Continuing the zero-rate policy may lead emerging economies "to overheat and experience financial turmoil," Bank of Japan Governor Masaaki Shirakawa said in Tokyo Nov. 16.
"There have been complaints about U.S. monetary policy contributing to bubbles abroad," Bernanke said today. "It needs to be understood that in the United States, monetary policy is intended to address both financial and economic issues in the United States."
He said other nations have their own ways of dealing with bubbles, including exchange rates and fiscal and monetary policies, he said.
Bernanke was asked to respond to comments by Nouriel Roubini, the New York University professor who predicted the global financial crisis.

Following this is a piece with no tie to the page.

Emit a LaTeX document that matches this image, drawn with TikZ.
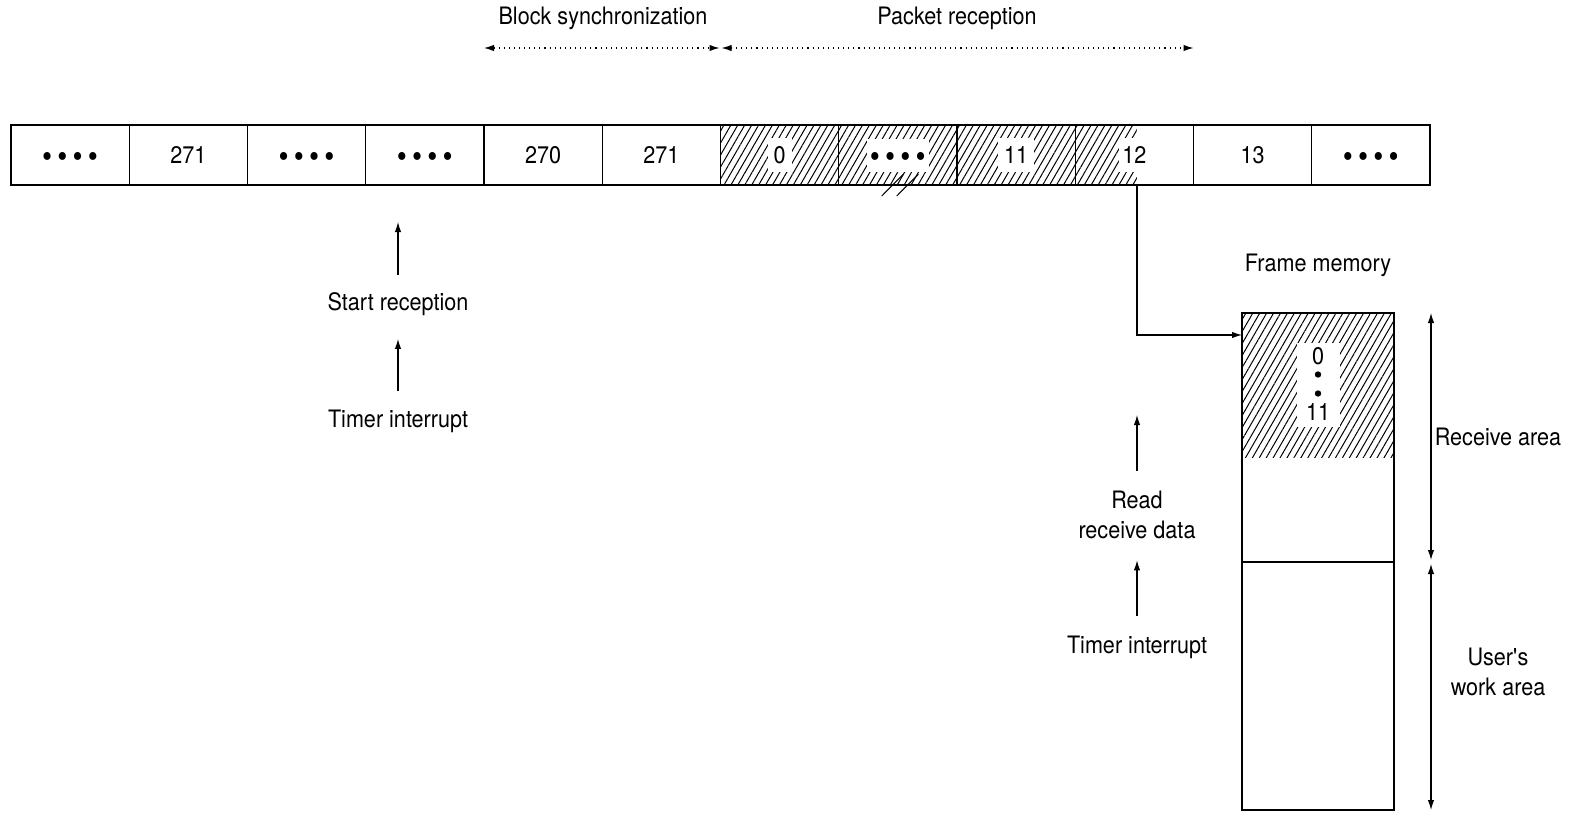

Roubini said last month investors are "chasing commodities" and there is a risk of new asset bubbles emerging as stock markets and commodity prices surge amid record-low lending rates.
"Mr. Roubini is very pessimistic about the economy," Bernanke said.
The Federal Open Market Committee said low rates might cause "excessive risk-taking" or an "unanchoring of inflation expectations," according to the minutes. Central bankers also said further dollar depreciation that might "put significant upward pressure on inflation would bear close watching."
Gold futures touched an all-time high yesterday as the slumping dollar spurred investor demand for an inflation hedge. The Standard & Poor's 500 index has jumped 67 percent since its 2009 low on March 9.